[Charts and diagrams as code]
::::

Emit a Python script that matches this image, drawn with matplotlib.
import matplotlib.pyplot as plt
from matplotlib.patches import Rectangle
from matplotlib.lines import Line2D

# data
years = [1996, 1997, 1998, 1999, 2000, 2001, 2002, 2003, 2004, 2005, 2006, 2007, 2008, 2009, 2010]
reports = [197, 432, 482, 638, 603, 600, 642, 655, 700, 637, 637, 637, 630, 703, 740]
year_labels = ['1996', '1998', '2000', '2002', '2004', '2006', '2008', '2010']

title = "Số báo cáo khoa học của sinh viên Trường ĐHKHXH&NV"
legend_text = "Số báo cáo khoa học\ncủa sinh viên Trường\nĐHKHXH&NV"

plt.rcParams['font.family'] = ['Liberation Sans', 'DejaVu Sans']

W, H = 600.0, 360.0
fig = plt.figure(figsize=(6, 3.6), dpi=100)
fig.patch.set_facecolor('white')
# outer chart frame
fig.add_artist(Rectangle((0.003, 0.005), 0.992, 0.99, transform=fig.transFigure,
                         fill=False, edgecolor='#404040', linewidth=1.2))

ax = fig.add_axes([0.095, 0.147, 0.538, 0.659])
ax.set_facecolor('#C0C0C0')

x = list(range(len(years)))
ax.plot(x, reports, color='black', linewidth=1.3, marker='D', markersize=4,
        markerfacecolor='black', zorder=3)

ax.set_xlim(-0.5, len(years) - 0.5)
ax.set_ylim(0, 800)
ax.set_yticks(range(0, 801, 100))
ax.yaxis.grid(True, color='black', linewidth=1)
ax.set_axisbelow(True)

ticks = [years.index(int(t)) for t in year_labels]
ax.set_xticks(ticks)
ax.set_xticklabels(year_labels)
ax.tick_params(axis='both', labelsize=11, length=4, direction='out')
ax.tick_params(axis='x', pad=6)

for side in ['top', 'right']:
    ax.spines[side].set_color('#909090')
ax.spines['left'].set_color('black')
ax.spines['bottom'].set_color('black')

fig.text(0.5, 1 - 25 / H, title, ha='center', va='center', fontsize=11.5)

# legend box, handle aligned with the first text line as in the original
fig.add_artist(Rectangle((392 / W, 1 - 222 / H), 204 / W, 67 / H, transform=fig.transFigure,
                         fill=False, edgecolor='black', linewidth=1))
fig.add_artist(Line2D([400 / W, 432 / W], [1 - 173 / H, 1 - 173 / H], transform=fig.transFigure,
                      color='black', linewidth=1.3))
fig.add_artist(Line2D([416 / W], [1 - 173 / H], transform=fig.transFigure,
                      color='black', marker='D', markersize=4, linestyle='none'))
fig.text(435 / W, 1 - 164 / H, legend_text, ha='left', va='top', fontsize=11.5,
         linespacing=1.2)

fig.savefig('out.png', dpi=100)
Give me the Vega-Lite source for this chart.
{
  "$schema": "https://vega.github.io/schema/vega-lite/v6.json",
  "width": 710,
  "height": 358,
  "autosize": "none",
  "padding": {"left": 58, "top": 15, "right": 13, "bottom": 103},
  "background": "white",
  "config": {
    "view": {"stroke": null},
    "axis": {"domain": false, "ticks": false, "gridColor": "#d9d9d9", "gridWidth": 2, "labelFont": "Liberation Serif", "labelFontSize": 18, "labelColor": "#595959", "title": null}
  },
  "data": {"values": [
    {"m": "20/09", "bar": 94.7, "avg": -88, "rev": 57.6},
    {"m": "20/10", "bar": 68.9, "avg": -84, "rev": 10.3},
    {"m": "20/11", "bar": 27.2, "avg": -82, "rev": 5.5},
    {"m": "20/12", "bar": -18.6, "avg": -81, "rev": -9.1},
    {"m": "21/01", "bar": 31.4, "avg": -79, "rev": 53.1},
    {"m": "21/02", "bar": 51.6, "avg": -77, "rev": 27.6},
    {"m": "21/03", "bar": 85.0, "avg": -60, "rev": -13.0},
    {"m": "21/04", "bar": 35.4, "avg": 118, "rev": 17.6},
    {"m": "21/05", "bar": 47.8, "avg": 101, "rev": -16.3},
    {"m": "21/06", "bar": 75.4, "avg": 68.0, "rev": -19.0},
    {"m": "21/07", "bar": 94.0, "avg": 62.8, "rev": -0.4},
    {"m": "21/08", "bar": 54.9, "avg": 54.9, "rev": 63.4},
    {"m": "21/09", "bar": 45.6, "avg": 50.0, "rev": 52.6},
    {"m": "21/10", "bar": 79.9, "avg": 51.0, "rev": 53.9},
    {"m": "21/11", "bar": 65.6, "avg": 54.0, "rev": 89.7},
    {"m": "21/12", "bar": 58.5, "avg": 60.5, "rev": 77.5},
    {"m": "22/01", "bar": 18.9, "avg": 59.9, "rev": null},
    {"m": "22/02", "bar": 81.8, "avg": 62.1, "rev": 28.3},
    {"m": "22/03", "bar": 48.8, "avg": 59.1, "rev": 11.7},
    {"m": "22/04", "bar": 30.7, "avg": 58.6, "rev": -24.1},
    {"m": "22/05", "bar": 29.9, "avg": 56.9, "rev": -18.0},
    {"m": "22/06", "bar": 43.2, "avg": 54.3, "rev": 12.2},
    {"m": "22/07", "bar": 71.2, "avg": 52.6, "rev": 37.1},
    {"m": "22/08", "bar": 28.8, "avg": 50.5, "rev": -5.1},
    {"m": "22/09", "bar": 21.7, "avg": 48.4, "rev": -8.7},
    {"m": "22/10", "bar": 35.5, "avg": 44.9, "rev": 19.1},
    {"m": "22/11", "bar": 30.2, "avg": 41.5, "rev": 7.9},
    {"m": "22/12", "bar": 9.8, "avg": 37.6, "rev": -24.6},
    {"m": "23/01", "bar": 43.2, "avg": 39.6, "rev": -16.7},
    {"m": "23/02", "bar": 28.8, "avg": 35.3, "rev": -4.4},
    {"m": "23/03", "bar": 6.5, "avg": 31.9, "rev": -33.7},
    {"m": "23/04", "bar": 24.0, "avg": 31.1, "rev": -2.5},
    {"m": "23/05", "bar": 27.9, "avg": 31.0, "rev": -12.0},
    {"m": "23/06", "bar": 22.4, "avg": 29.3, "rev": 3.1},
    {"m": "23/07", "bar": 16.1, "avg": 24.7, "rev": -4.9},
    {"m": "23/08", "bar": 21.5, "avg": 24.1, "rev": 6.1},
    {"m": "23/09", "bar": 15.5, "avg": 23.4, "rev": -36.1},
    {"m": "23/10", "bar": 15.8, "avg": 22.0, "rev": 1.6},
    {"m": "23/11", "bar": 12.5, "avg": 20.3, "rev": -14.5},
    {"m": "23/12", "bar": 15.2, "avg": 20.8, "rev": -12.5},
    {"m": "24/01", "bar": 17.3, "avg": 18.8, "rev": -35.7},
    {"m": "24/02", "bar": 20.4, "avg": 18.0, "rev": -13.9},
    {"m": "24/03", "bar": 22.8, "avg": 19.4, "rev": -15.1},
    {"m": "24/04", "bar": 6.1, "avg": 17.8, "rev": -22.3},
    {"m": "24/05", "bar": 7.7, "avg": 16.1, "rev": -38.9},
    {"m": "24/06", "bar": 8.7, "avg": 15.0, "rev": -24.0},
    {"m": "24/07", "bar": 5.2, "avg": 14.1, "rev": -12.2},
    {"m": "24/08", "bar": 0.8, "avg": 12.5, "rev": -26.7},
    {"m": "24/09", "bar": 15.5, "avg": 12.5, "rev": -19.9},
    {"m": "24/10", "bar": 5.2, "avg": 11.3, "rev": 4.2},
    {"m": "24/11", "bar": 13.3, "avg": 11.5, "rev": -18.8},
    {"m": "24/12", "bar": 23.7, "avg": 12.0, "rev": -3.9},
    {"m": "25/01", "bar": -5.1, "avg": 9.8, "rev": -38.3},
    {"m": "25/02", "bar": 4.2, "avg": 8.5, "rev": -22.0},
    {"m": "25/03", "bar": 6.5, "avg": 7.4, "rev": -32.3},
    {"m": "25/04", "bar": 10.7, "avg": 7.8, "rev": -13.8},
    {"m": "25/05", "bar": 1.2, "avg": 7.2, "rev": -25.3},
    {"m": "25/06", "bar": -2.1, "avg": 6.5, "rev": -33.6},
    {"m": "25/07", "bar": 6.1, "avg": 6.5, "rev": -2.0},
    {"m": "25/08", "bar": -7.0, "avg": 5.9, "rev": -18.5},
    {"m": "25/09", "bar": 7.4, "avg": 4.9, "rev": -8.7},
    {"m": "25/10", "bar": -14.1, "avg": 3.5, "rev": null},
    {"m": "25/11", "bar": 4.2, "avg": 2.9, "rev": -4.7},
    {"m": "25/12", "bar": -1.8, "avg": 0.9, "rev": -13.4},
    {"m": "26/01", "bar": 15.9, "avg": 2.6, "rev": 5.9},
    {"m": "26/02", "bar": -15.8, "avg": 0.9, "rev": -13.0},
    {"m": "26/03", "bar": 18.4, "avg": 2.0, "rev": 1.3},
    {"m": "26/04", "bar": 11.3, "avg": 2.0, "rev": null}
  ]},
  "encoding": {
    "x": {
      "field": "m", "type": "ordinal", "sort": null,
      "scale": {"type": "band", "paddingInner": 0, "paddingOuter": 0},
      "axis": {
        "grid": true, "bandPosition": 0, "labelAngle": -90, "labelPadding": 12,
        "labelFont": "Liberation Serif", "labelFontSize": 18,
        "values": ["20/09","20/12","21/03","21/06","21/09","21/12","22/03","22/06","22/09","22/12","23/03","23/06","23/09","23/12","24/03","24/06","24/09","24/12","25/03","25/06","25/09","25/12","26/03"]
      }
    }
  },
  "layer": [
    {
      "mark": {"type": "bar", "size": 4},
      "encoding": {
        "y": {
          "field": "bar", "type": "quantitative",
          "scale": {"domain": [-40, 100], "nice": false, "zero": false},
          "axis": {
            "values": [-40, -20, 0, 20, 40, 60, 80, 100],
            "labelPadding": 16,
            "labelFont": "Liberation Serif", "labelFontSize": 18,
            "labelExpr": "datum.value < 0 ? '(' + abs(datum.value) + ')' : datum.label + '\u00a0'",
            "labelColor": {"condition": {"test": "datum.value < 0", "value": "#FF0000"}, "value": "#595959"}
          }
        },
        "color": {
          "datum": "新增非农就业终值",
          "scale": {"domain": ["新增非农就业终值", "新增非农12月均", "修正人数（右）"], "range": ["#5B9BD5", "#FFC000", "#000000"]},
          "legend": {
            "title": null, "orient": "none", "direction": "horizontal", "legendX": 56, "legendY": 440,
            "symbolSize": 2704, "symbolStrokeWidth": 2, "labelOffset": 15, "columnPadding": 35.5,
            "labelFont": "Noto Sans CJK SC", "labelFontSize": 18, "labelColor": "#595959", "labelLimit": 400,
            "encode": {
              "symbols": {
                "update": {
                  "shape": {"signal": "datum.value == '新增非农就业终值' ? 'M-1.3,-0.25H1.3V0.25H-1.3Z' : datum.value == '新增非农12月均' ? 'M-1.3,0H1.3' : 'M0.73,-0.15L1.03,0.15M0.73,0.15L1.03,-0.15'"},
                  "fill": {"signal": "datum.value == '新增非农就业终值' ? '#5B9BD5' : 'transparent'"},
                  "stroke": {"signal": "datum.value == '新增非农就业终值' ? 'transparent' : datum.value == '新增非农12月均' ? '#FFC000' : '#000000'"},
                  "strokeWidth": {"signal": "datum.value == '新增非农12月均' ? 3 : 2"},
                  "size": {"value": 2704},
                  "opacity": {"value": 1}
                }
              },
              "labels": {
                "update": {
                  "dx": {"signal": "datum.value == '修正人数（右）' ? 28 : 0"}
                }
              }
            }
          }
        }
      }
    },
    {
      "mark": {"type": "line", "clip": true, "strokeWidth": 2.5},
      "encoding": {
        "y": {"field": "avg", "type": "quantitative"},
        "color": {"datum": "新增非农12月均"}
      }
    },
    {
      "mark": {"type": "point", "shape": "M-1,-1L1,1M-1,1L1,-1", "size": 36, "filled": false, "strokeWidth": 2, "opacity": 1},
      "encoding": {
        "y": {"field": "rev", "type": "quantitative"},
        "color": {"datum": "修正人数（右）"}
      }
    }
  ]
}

::::

— Aim of the task —
Lines of the material that contain the word "this" are to be gathered.

— Result below —
Emit a Python script that matches this image, drawn with matplotlib.
Give me the Vega-Lite source for this chart.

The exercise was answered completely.